Philosophical journeys

As a young teen I wanted to start with all of Plato’s Dialogues (yes including Parmenides, which I loved, but I didn’t finish The Laws) plus the major works of modern philosophy.  I used the old John Hospers text to identify Descartes, Leibniz, Spinoza, Hobbes, Locke, Berkeley, Hume, and Kant.  I read some Aristotle too, although he bored me.  Then I read lots of Karl Popper and Brand Blanshard, the old-fashioned defender of rationalism and critic of positivism.  I gobbled up George Smith and Antony Flew on atheism.  I was influenced by Ayn Rand’s moral defense of capitalism, though I was never impressed by her as a philosopher. 

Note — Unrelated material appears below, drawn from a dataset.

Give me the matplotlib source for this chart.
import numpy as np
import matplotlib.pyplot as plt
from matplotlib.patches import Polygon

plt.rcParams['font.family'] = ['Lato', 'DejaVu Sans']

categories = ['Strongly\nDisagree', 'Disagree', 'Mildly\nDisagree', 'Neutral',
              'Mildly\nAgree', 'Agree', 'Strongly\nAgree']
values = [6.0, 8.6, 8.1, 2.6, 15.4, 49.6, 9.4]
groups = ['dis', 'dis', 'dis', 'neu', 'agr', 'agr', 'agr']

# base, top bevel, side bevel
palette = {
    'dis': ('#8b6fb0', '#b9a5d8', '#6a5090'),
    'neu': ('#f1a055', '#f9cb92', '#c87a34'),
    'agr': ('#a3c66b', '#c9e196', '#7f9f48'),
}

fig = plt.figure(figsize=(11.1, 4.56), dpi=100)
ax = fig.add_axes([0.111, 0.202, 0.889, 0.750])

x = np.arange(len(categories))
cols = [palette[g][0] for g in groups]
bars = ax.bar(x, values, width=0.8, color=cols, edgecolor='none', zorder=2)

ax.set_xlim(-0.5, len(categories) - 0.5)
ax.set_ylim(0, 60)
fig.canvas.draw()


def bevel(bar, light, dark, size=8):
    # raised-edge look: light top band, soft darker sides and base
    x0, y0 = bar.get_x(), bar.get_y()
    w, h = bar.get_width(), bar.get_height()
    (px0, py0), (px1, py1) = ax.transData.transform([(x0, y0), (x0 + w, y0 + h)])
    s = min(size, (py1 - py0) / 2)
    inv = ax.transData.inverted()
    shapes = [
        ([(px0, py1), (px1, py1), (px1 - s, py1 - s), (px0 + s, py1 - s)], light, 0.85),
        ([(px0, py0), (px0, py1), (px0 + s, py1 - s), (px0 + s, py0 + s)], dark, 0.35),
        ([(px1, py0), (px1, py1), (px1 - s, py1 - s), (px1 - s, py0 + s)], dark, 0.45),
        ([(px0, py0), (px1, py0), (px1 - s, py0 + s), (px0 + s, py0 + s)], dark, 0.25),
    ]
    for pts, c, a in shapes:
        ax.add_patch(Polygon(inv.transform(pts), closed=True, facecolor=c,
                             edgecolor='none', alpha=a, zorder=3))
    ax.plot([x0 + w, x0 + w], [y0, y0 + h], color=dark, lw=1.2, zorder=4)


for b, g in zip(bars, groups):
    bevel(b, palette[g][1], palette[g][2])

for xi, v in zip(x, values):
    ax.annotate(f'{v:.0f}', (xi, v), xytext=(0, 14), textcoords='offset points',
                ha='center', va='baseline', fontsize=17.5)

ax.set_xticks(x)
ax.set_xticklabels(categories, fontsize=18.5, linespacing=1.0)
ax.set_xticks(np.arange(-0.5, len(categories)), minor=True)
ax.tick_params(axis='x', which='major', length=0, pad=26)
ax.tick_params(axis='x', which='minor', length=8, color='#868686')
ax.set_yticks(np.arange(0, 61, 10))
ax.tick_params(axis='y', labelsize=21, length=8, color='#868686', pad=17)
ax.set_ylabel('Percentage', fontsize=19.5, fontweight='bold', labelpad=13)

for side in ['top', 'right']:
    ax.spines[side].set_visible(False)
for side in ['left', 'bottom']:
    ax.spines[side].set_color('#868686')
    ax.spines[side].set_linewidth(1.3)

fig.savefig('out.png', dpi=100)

Much later I read Nozick, Rawls, and Parfit.  Parfit made by far the biggest impression on me.  The other two, however smart, seemed predictable.

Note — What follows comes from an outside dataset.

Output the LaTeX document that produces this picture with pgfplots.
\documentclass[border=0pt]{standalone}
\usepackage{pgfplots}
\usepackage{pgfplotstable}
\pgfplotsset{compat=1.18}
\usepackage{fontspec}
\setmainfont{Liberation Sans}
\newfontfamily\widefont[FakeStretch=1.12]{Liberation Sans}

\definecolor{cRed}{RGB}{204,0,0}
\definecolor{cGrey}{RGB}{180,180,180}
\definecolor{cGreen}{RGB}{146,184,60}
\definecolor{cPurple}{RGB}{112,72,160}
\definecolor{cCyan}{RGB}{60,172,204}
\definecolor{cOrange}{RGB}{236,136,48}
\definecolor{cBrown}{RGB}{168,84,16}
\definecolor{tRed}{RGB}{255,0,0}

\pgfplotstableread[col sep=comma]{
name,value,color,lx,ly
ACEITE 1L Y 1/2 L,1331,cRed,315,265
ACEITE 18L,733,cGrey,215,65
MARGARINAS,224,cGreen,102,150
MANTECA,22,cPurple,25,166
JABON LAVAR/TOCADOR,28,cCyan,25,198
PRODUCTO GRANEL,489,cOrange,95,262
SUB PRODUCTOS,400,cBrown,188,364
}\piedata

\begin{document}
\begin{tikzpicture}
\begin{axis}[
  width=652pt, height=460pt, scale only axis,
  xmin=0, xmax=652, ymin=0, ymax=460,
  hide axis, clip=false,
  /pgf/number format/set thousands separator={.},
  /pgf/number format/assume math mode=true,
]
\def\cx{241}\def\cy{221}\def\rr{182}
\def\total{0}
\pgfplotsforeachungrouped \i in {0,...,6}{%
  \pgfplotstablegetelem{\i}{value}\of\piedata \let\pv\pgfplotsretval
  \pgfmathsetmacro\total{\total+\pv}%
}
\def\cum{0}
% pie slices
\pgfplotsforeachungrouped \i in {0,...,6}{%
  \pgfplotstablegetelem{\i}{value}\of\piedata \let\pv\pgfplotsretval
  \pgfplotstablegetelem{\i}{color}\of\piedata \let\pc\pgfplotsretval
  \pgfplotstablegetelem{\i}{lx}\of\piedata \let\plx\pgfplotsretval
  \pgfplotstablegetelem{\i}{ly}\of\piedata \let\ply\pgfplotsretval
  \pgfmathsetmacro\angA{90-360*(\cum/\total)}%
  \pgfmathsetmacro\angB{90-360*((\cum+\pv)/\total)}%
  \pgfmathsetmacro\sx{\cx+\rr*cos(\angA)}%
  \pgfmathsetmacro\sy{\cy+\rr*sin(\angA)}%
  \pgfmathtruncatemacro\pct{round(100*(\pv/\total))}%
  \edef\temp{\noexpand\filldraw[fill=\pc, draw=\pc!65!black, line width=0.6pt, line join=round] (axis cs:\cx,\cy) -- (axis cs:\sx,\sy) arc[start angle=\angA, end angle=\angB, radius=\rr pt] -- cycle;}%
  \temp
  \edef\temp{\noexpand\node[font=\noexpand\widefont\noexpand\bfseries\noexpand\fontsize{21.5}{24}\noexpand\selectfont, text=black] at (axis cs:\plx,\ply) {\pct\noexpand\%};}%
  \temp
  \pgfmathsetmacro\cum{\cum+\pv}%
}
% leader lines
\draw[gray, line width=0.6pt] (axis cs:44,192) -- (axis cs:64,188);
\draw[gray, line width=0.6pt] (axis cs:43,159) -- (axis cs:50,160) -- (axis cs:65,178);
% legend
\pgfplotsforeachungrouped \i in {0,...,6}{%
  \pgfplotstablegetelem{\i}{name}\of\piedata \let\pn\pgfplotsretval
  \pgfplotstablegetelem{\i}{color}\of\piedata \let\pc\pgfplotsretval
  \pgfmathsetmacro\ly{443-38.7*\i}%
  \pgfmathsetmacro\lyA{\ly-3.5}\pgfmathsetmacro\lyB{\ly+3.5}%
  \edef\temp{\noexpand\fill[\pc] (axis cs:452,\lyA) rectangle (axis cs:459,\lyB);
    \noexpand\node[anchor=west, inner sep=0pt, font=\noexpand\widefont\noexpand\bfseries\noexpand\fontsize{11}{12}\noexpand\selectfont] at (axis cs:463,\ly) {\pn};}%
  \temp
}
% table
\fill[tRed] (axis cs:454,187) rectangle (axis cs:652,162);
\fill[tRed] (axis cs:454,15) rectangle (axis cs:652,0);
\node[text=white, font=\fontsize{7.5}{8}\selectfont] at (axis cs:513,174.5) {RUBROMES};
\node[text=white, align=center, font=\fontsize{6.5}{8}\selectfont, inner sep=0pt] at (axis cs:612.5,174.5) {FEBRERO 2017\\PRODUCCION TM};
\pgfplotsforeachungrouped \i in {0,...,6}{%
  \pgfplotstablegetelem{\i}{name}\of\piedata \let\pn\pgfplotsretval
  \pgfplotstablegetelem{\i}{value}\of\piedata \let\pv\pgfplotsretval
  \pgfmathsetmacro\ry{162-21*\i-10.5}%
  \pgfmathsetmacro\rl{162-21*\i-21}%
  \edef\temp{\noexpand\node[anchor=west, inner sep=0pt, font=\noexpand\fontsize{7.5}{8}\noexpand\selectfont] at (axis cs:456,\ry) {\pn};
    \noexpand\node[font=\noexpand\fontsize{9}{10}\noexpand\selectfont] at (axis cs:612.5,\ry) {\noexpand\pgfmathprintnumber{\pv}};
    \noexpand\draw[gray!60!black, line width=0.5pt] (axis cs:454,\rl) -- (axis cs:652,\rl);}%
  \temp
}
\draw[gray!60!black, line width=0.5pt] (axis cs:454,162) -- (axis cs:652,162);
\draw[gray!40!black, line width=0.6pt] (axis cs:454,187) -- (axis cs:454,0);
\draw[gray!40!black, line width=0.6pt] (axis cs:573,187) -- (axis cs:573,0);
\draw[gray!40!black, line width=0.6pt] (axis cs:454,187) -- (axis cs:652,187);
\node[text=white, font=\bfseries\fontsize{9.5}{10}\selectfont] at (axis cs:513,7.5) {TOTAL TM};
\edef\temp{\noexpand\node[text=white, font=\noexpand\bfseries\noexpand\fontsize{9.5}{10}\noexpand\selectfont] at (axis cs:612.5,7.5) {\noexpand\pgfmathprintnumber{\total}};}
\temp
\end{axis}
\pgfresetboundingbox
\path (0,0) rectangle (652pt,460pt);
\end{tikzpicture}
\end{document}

In graduate school I read Quine avidly.  George Romanos’s book on Quine I found more useful than any single Quine work, although Word and Object and the essay on "Two Dogmas of Empiricism" are the places to start.  Quine remains a major influence, including on how I think about blog posts.  Which thicket of assumptions might lead one to a possible conclusion?  I took a class on philosophy of language with Hilary Putnam and developed interests in Kripke and others, but they never displaced Quine in my affections.  I developed a fondness for William James.  From Rorty I saw more value in the Continentals, although I prefer to misread them.  I flirted with the early German romantics and their rejection of philosophy, at times mediated through J.S. Mill.

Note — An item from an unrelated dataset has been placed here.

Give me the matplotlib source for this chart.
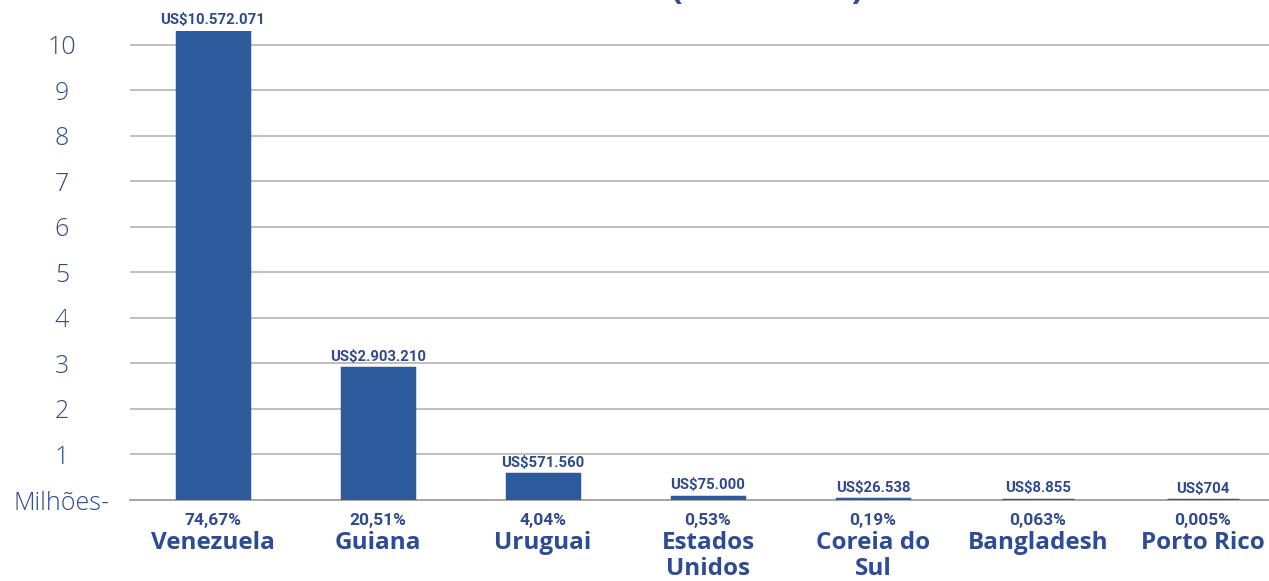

Later experience with Liberty Fund interested me in "deep" readings of Montesquieu, Tocqueville, Maimonides, and some of the other "Straussian" texts.  I’ve never been a Straussian, though.  I’ve made attempts to understand Heidegger but without any success. 

Right now the philosophy journals I read are Ethics and Philosophy and Public Affairs.  When it comes to metaphysics, mind-body problems, and the like, I prefer books, usually of a semi-popular nature.  The academic debates on these topics are too rarified to interest me very much.

That is my path, in a nutshell.  I don’t pretend it is an optimal sequence for others. 

The bottom line: I have learned to focus on the philosophy which clicked with me at the time.  The rest was just so much blah blah blah.  Philosophy books are more like self-help tomes, or fun record albums, than they let on.

Any suggestions for how our reader should choose a path?